Saturday, 24 December 2011

'Moneyball' review:



"How can you not be romantic about baseball?" asks Brad Pitt's jaded team manager Billy Beane of himself, somewhere near the end of 'Capote' director Bennett Miller's engaging sporting biopic 'Moneyball'. Billy's relationship with the game is bitter-sweet, having given up a college scholarship on the advice of talent scouts only to come up short as a professional athlete, before moving upstairs into the frustrating and thankless world of sports administration. His love affair with the game may be in jeopardy but, as co-written by 'The West Wing' and 'The Social Network' scribe Aaron Sorkin, you suspect he'll come to bask in that romance again - and that we'll bask right along with him whether we care about the sport of not.

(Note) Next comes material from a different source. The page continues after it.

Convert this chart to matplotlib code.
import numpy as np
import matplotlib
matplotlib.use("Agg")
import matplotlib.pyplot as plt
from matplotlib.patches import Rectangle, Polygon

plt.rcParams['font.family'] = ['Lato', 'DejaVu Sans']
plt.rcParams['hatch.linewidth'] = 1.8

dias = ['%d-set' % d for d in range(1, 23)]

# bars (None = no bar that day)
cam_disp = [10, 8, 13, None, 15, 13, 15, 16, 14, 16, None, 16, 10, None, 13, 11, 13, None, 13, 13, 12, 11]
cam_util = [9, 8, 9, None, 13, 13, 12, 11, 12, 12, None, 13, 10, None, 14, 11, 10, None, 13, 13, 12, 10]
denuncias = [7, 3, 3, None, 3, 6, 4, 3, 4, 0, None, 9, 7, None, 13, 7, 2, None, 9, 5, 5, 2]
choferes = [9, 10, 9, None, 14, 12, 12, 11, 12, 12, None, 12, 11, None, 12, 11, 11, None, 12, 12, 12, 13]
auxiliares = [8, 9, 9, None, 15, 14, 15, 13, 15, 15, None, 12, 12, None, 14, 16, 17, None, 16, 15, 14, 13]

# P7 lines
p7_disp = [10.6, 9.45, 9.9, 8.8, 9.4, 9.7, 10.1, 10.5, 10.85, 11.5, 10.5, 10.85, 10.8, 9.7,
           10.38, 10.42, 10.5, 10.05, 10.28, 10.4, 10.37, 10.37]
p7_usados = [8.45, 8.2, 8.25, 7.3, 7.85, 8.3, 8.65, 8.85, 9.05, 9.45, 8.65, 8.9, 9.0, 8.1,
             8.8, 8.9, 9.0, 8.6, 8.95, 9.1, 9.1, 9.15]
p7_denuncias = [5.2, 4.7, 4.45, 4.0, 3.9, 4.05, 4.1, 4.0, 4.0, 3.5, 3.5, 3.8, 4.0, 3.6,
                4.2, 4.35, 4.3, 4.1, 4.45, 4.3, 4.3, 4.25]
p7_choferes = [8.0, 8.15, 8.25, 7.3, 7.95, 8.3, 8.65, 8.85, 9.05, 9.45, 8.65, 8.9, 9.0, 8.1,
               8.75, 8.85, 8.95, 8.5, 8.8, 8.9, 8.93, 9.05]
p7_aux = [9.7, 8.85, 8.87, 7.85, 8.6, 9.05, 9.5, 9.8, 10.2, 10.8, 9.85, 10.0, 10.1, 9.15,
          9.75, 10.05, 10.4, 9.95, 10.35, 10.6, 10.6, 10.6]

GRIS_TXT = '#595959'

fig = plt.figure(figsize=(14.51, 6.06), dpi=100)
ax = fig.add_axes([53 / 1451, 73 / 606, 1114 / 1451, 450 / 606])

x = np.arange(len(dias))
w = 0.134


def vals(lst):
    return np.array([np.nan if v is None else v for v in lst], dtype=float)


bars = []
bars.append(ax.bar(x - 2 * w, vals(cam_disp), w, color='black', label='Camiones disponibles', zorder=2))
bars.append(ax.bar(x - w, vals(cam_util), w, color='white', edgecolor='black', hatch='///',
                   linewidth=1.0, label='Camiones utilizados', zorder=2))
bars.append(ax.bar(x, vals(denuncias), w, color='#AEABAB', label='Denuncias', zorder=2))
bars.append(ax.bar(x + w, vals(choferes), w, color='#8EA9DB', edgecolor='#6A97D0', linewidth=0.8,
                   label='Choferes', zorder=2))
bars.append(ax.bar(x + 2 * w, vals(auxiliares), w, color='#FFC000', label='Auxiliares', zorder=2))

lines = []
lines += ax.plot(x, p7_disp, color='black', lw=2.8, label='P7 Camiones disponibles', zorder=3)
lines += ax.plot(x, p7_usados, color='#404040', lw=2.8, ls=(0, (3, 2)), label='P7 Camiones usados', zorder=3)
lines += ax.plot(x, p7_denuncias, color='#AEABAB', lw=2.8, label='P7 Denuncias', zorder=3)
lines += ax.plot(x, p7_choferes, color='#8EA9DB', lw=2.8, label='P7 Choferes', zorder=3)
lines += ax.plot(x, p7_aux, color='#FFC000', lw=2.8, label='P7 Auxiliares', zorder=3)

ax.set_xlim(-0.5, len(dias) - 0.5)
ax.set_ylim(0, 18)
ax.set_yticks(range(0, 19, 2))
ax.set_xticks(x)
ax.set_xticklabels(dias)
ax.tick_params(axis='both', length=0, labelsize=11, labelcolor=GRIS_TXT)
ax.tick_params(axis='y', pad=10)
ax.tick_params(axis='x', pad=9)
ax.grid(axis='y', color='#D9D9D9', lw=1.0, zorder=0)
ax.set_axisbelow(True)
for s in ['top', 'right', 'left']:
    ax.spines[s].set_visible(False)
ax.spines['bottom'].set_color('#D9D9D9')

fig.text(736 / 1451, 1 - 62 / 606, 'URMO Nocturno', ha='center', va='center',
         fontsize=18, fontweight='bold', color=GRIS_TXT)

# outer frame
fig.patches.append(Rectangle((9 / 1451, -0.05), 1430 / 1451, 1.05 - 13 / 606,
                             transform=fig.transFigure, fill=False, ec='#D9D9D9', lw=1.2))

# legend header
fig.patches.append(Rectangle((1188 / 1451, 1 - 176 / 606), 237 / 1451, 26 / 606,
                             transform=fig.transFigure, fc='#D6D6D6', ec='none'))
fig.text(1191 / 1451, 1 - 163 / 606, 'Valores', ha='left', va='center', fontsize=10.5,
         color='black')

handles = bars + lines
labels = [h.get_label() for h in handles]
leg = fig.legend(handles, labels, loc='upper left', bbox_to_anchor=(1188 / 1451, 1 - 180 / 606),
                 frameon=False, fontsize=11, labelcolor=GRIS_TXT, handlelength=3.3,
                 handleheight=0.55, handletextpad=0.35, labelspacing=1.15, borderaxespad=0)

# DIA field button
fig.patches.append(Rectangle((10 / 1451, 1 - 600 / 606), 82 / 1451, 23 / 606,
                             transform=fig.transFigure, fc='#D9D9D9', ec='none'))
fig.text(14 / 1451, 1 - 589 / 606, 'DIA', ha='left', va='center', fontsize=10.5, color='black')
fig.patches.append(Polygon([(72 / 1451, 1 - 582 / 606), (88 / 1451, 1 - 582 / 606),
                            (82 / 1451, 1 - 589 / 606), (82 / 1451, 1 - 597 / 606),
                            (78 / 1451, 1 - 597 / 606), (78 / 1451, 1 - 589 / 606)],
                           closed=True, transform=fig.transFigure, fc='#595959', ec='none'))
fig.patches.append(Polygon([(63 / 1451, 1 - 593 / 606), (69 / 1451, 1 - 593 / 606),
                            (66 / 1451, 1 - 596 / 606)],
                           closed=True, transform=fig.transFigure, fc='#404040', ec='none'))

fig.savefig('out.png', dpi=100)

'Moneyball' is the intelligent, talky film you'd expect from Sorkin, who balances rapid-fire sporting jargon between top-end professionals with pithy, memorable one-liners. It's a drama with deft comic touches and populated by earnest, well-meaning characters for whom the proper running of a baseball team is a sacred vocation.

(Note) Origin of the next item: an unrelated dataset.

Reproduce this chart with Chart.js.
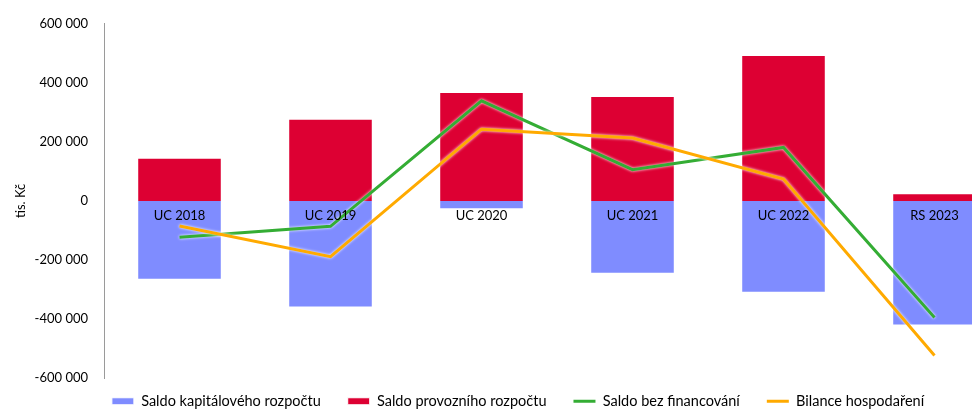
<!DOCTYPE html>
<html>
<head>
<meta charset="utf-8">
<script src="https://cdn.jsdelivr.net/npm/chart.js@4"></script>
<style>
  html, body { margin: 0; padding: 0; background: #fff; overflow: hidden; }
  #wrap { width: 1012px; height: 415px; }
</style>
</head>
<body>
<div id="wrap"><canvas id="saldo-chart"></canvas></div>
<script>
var years = ['UC 2018', 'UC 2019', 'UC 2020', 'UC 2021', 'UC 2022', 'RS 2023'];
var saldoKapital = [-267000, -361000, -28000, -247000, -311000, -422000];
var saldoProvoz = [146000, 278000, 369000, 355000, 494000, 26000];
var saldoBezFin = [-123000, -86000, 339000, 106000, 181000, -395000];
var bilance = [-85000, -189000, 243000, 213000, 74000, -524000];
var yTicks = [-600000, -400000, -200000, 0, 200000, 400000, 600000];

var fontName = 'Lato';

function fmt(v) {
    var s = String(Math.abs(v)).replace(/\B(?=(\d{3})+(?!\d))/g, ' ');
    return v < 0 ? '-' + s : s;
}

// white halo under the lines
var glow = {
    id: 'glow',
    beforeDatasetDraw(chart, args) {
        if (args.meta.type !== 'line') return;
        chart.ctx.save();
        chart.ctx.shadowColor = 'rgba(255,255,255,1)';
        chart.ctx.shadowBlur = 3;
    },
    afterDatasetDraw(chart, args) {
        if (args.meta.type !== 'line') return;
        chart.ctx.restore();
    }
};

// nudge legend into place (legend clips to its box, so only grow it upward)
var legendShift = {
    id: 'legendShift',
    afterLayout(chart) {
        var lg = chart.legend;
        lg.left += 13; lg.right += 13;
        lg.top -= 11;
    }
};

var ctx = document.getElementById('saldo-chart');
new Chart(ctx, {
    data: {
        labels: years,
        datasets: [{
            type: 'bar',
            label: 'Saldo kapitálového rozpočtu',
            data: saldoKapital,
            backgroundColor: '#7f8cff',
            borderColor: '#ffffff',
            borderWidth: 1,
            pointStyle: 'rect',
            order: 2
        }, {
            type: 'bar',
            label: 'Saldo provozního rozpočtu',
            data: saldoProvoz,
            backgroundColor: '#dd0033',
            borderColor: '#ffffff',
            borderWidth: 1,
            pointStyle: 'rect',
            order: 2
        }, {
            type: 'line',
            label: 'Saldo bez financování',
            data: saldoBezFin,
            borderColor: '#34ad34',
            backgroundColor: '#34ad34',
            borderWidth: 3,
            pointRadius: 0,
            pointStyle: 'line',
            tension: 0,
            order: 1
        }, {
            type: 'line',
            label: 'Bilance hospodaření',
            data: bilance,
            borderColor: '#ffaa00',
            backgroundColor: '#ffaa00',
            borderWidth: 3,
            pointRadius: 0,
            pointStyle: 'line',
            tension: 0,
            order: 0
        }]
    },
    options: {
        responsive: true,
        maintainAspectRatio: false,
        animation: false,
        layout: { padding: { top: 23, right: 2, left: 0, bottom: 0 } },
        datasets: { bar: { categoryPercentage: 1, barPercentage: 0.56 } },
        scales: {
            x: {
                stacked: true,
                position: { y: 0 },
                grid: { display: false, drawTicks: false },
                border: { display: false },
                ticks: { z: 1, color: '#000', padding: 7, font: { family: fontName, size: 13 } }
            },
            y: {
                min: -600000,
                max: 600000,
                afterBuildTicks: function (s) { s.ticks = yTicks.map(function (v) { return { value: v }; }); },
                afterFit: function (s) { s.width = 104; },
                grid: { display: false, drawTicks: false },
                border: { display: true, color: '#9a9a9a', width: 1 },
                ticks: {
                    color: '#000',
                    padding: 16,
                    font: { family: fontName, size: 13 },
                    callback: function (v) { return fmt(v); }
                },
                title: {
                    display: true,
                    text: 'tis. Kč',
                    color: '#000',
                    padding: { top: 13, bottom: 0 },
                    font: { family: fontName, size: 13 }
                }
            }
        },
        plugins: {
            tooltip: { enabled: false },
            legend: {
                position: 'bottom',
                maxHeight: 37,
                labels: {
                    usePointStyle: true,
                    pointStyleWidth: 22,
                    boxHeight: 7,
                    padding: 27,
                    color: '#000',
                    font: { family: fontName, size: 14.5 },
                    sort: function (a, b) { return a.datasetIndex - b.datasetIndex; }
                }
            }
        }
    },
    plugins: [glow, legendShift]
});
</script>
</body>
</html>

It begins with Beane's (relatively) modestly budgeted Oakland Athletics suffering a heartbreaking, but expected, end of season loss against the titanic force of the New York Yankees - a much better funded team, who compound the Athletics' misery by poaching their star player. Fed up with trying to compete against much wealthier teams using the same player recruitment strategy, Beane enlists the help of a Yale economics graduate played by Jonah Hill, who has come up with a whole new way of putting together a winning team based on a new set of principles founded in dry statistical analysis.

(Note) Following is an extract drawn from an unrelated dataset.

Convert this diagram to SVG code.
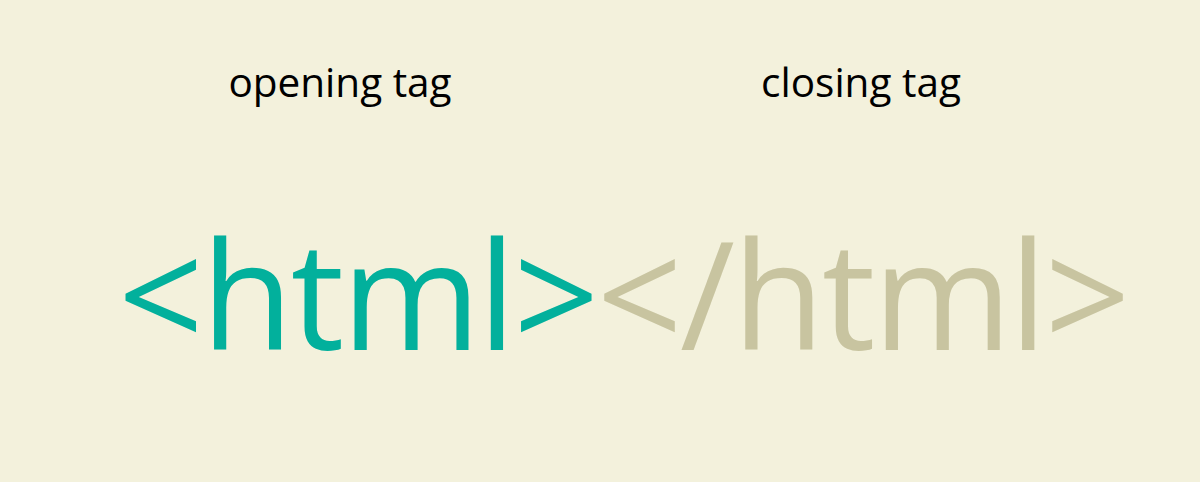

This philosophy sees the duo - who enjoy a surprising on-screen chemistry - recruit a roster of misfit, imperfect players long since overlooked by Major League scouts, our inherit love of the underdog being skilfully exploited to offset any reticence we might have at seeing the rules of this traditional game rewritten (with seasoned scouts being overruled by a young maths-whizz with no history in the game). All of baseball, including the team's taciturn head coach played by the always brilliant Philip Seymour Hoffman, think Billy has gone insane. The stakes therefore go beyond simple sport: if this bold new strategy doesn't succeed Billy will find himself out of a job - an unemployable laughing stock.


Pitt, who looks increasing like Robert Redford, is a force of understated charisma even as this serial loser (at baseball if not in life) who obsessively wants to compete but, at the end of one terrific sequence (that sees the Athletics break a hundred year old record), finds mere winning hollow. Billy doesn't just want his team to win: he wants his team to change the world. Anything less will plunge him into a depressive coma lessened only by the love of his precocious daughter (Kerris Dorsey).

If 'The Social Network' made computer coding and the founding of a social media website play as cinematic, then 'Moneyball' does the same for contract disputes, statistical analysis and the economics of sports management. We spend more time in the offices of the Athletics then we do on the field of play - though the film still has its share of lovably cliché fist-pumping sports movie moments.

'Moneyball' is rated '12A' by the BBFC and on limited release in the UK now.